Discourse of Inquiry in the Secondary Chemistry Classrooms
Nantana Taptamat, University of Queensland (Australia)
The purpose of this qualitative study was to investigate the modes of reasoning, task focus, and levels of cognitive processing that characterized students’ discourse of inquiry during learning Rate of Chemical Reaction taught by two teachers using different teaching approaches. In this study, discourse of inquiry referred to the ways of thinking, using language and acting during scientific inquiry process in the Year 11th chemistry classrooms. The data were collected from two chemistry classes in two secondary schools from June to August of 2016. One participating school is a girl school located in an urban area while another is a coeducational school located in a rural area. However, both schools are located in the northeast of Thailand, which is considered least developed compared to other regions. In collaboration with the researcher, the urban teacher used explanation-based model of teaching while the rural teacher used problem-based approach. However, both teachers put an emphasis on promoting discourse of inquiry. In addition, teaching and learning activities, in both classrooms, anticipated the classroom culture necessary to support whole-class and small group talk and how to engage students in productive scientific discourse.

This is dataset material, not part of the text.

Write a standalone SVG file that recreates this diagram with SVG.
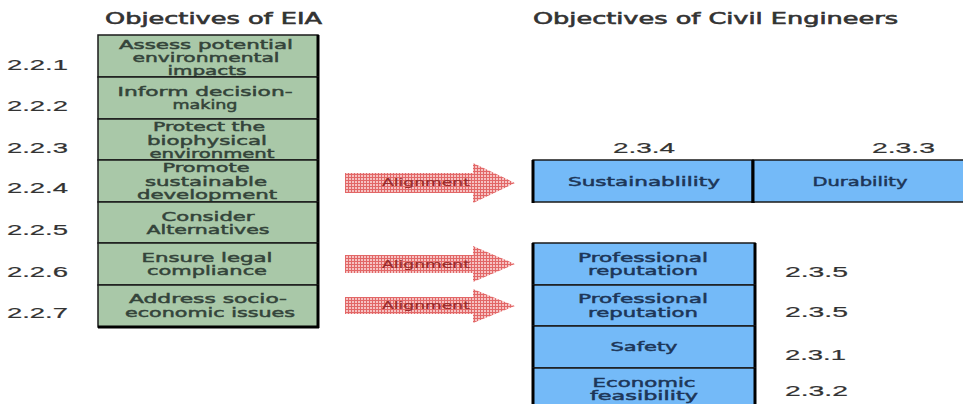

The empirical data were gathered through video and audio taping, interviews, field observation, students’ written responses, and researcher’s journal. Additionally, the primary data including video and audio recordings were transcribed and translated from Thai to English. The transcribed data were analyzed through a three-dimensional analysis framework which focused on the functions of language, the reasoning mode, and social mode. The results discussed how task focus based on different teaching approaches produced classroom discourse which demonstrated modes of reasoning and cognitive processing that students engaged verbally.